### Stated task
Copy exactly the lines from the beginning of the data down to and including the line holding "of eastern Anatolia", without any pictures.

= = =

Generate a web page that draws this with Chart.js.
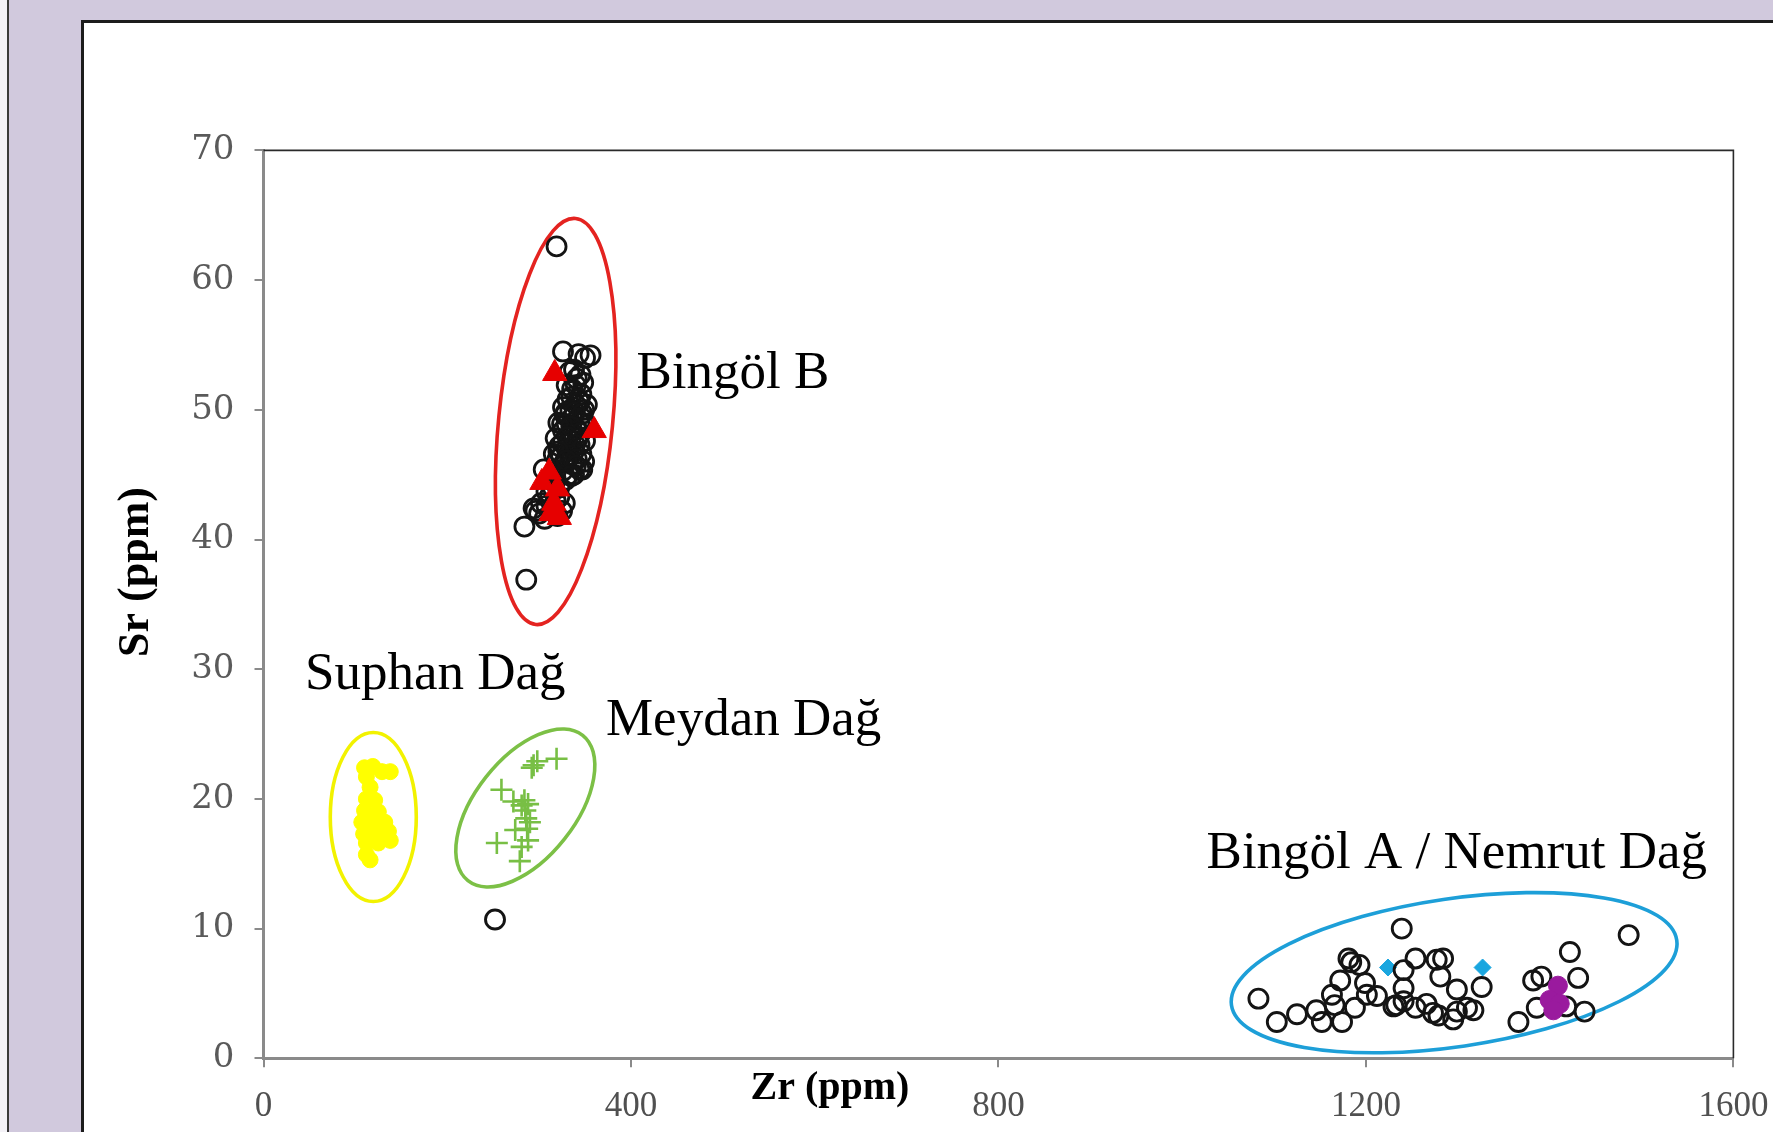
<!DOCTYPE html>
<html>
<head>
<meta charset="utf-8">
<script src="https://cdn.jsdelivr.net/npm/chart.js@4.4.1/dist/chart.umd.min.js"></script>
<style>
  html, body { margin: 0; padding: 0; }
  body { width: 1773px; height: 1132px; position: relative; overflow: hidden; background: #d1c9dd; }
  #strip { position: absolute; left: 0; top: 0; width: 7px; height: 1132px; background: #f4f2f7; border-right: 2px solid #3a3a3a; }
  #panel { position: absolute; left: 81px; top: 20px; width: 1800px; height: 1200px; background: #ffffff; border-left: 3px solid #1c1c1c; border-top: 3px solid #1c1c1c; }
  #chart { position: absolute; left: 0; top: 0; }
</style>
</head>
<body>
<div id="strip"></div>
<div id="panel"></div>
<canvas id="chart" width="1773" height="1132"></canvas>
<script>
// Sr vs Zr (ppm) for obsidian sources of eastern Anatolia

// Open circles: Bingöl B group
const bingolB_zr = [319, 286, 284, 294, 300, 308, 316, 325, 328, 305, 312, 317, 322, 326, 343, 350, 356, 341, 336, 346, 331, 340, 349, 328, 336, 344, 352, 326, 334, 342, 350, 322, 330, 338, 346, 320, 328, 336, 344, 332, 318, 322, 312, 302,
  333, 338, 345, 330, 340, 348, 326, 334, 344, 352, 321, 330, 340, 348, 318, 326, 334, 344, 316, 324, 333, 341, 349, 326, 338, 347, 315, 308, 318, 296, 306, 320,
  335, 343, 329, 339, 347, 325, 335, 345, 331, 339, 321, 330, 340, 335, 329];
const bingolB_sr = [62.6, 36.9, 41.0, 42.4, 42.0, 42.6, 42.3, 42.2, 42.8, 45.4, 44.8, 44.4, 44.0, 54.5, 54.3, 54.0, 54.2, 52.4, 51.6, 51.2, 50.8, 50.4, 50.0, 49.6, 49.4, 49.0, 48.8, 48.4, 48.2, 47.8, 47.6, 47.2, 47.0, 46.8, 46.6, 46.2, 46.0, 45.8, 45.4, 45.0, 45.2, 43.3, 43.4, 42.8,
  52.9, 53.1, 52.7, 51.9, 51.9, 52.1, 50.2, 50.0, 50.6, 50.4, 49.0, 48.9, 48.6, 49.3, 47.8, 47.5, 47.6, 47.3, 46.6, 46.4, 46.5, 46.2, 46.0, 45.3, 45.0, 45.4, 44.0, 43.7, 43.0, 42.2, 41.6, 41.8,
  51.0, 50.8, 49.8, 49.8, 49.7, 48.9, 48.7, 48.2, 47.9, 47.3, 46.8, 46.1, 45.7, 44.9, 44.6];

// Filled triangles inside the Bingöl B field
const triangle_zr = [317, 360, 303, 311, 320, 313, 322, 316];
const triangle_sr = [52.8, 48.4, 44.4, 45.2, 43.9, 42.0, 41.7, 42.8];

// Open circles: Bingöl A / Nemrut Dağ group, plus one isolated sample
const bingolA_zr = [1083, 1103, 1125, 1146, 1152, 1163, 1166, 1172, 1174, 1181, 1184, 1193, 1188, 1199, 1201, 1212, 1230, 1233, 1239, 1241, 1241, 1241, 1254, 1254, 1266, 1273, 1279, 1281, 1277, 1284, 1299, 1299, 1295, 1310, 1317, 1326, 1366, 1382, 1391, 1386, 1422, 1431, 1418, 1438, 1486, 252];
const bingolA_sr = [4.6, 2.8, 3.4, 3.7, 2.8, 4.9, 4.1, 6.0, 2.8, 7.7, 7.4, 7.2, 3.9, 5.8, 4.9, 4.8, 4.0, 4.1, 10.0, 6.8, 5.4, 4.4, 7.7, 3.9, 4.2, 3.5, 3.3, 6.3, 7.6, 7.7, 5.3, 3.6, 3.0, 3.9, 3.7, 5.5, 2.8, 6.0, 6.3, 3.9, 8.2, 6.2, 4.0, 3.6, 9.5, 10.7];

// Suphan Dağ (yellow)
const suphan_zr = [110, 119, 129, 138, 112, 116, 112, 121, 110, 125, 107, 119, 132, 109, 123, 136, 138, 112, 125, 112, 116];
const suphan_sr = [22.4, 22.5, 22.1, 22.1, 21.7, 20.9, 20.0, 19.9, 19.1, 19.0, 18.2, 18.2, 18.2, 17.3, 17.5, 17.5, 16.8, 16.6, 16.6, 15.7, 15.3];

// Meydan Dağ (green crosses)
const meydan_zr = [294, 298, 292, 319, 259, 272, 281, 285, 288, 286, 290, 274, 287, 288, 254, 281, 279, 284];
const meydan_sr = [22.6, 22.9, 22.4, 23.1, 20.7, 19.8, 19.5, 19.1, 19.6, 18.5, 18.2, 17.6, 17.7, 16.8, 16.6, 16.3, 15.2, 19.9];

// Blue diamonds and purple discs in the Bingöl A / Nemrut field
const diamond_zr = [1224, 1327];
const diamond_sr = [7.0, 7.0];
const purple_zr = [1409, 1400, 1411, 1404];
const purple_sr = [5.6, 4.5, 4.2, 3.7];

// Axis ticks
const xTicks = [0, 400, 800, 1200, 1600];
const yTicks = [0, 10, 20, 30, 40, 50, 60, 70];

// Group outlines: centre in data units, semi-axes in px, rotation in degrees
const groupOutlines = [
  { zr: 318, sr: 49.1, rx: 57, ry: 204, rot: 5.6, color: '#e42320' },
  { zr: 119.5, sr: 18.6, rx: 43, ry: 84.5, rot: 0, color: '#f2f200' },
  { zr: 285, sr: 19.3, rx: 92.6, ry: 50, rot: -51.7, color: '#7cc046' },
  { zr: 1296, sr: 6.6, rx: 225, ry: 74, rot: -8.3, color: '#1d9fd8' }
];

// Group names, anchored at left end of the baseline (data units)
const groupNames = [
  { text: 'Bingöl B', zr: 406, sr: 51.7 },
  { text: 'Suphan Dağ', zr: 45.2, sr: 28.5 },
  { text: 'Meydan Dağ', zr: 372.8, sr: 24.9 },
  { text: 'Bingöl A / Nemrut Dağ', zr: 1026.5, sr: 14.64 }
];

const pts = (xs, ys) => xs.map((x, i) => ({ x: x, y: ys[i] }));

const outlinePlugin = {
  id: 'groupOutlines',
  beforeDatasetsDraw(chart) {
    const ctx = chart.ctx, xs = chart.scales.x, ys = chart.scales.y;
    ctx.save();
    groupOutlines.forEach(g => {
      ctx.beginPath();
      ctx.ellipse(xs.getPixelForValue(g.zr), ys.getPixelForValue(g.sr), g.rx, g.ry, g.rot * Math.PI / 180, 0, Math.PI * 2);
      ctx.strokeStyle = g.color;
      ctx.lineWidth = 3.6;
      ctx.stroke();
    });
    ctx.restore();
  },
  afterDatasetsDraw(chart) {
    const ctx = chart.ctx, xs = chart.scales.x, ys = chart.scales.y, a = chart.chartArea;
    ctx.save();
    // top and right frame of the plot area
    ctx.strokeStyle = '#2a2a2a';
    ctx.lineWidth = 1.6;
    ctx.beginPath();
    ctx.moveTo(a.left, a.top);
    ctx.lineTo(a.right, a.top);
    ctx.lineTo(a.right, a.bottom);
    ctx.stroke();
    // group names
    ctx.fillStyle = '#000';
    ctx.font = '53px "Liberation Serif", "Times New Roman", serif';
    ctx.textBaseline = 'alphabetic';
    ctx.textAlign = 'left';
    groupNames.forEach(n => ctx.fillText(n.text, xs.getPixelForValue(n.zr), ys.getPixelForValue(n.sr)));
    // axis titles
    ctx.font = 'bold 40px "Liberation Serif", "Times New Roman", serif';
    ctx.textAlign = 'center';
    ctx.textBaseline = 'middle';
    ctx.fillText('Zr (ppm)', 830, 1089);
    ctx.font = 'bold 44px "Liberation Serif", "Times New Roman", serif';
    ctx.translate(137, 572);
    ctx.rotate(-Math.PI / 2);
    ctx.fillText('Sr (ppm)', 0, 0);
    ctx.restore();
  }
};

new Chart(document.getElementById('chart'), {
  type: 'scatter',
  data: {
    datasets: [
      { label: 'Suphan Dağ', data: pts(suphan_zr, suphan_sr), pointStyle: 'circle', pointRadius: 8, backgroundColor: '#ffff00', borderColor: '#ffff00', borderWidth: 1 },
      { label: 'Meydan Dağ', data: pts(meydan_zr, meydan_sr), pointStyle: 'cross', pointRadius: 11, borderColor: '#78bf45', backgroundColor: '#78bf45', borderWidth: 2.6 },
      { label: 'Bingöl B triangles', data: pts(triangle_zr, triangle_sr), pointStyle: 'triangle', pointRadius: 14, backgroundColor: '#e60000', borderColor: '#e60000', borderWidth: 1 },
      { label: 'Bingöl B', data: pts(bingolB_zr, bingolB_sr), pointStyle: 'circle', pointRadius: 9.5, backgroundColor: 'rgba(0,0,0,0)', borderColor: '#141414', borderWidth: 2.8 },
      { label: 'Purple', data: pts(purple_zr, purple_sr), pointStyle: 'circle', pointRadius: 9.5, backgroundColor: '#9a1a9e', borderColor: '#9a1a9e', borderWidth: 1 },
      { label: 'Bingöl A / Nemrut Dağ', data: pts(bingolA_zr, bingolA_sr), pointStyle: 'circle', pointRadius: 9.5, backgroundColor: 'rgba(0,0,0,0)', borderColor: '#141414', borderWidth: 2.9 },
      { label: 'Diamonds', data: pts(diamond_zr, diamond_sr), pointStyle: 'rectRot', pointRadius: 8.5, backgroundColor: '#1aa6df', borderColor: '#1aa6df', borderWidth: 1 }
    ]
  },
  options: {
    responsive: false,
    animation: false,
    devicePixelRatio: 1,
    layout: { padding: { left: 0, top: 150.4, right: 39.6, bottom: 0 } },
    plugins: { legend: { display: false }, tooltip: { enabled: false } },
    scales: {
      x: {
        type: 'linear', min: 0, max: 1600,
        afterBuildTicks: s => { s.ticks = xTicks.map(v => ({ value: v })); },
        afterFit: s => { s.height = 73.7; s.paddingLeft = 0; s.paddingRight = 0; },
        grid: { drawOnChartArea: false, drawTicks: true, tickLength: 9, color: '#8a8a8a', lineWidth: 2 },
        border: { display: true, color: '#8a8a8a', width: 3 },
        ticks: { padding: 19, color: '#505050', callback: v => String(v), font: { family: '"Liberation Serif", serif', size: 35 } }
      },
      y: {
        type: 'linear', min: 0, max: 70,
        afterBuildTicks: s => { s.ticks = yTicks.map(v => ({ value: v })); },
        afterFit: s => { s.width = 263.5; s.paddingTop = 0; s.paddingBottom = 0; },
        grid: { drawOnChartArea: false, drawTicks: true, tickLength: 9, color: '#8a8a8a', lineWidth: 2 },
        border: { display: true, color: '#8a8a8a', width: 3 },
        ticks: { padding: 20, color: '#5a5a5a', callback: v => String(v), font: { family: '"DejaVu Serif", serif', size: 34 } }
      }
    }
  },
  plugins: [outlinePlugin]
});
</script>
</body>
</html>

= = =

### The solution
Generate a web page that draws this with Chart.js.
<!DOCTYPE html>
<html>
<head>
<meta charset="utf-8">
<script src="https://cdn.jsdelivr.net/npm/chart.js@4.4.1/dist/chart.umd.min.js"></script>
<style>
  html, body { margin: 0; padding: 0; }
  body { width: 1773px; height: 1132px; position: relative; overflow: hidden; background: #d1c9dd; }
  #strip { position: absolute; left: 0; top: 0; width: 7px; height: 1132px; background: #f4f2f7; border-right: 2px solid #3a3a3a; }
  #panel { position: absolute; left: 81px; top: 20px; width: 1800px; height: 1200px; background: #ffffff; border-left: 3px solid #1c1c1c; border-top: 3px solid #1c1c1c; }
  #chart { position: absolute; left: 0; top: 0; }
</style>
</head>
<body>
<div id="strip"></div>
<div id="panel"></div>
<canvas id="chart" width="1773" height="1132"></canvas>
<script>
// Sr vs Zr (ppm) for obsidian sources of eastern Anatolia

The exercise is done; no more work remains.